Additionally, feelings of fear, guilt and obligation may bubble up, too, which takes power away from the wronged individual, she noted.
6. Long-winded expressions that don’t touch on the point.
“There’s this concept called ‘word salad,’ where they just might say things that don’t make sense,” said Riaz. So, they may spout statements that don’t connect just to confuse you, she added.
“Like, ‘I do everything for this family, you sit at home, and I’m thinking about the future and what we can do better, and I’m trying to get my education,’” Riaz said. “And they just go on and on and on and on.”
Eventually, you forget why you’re even fighting because the conversation has gone so far left, she added.
A bonus red flag: There’s often little or no negotiation or compromise.
When in an argument with another person, typically there is some sort of negotiation. Maybe after a fight about cleanliness, you agree to take the trash out more often while your partner agrees to wipe down the countertops after they cook.
This is not the case for someone in a relationship with someone with narcissistic personality disorder. “There’s typically no negotiation because their patterns are just so disagreeable,” Riaz said.

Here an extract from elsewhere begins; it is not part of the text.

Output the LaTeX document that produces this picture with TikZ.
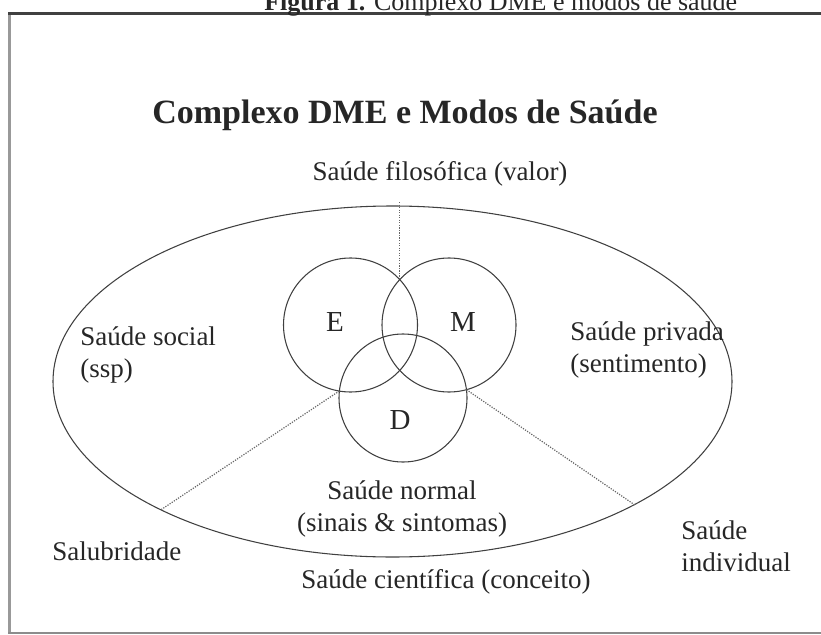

Additionally, negotiation isn’t a goal because this person just wants to get their way, Cwynar noted. “So, if they’re having a disagreement with you, it’s about them being able to control the narrative, control the situation,” Cwynar said, not to get to a solution or compromise.
If you are in a relationship with a narcissist, it’s important to take care of yourself.
All in all, it’s really tough to frequently deal with someone who uses the controlling, manipulative behavior mentioned above.
To cope, Riaz said it’s important to seek therapy. “A good therapist will help you recognize, ‘Wow, it sounds like you’re really struggling, you’re trying everything you can — maybe it’s not you,’” Riaz said. Therapy can help you decide what you want to do about this relationship while processing the impact it has on you.
“You need to set boundaries so that you can maintain a healthy relationship with the person,” Cwynar said. If this is a person you need to have in your life, it’s important to have boundaries to protect yourself from them.
It’s also important to have a support system, whether that’s family, friends or a church group, said Riaz. You need folks you can count on and talk to about the things going on in your life. If you don’t have this kind of support, it’s important to create it by joining local groups, signing up for clubs and meeting new people, Riaz added.
When it comes to the toxic relationship itself, “If you can walk away, I would definitely say walk away,” Riaz said. But she acknowledged that it’s not always possible to do so, like if you co-parent with someone who has narcissistic personality disorder or have a narcissistic boss at a high-paying job that you can’t leave.
“So, either we can walk away and do no contact, or we can have really strong boundaries and have low contact,” Riaz said.
In the end, it’s important that you take care of your physical and emotional needs. “Understanding the ‘why’ behind abusive behavior does not excuse the impact and harmful nature of the behavior on your well-being,” Grosso said.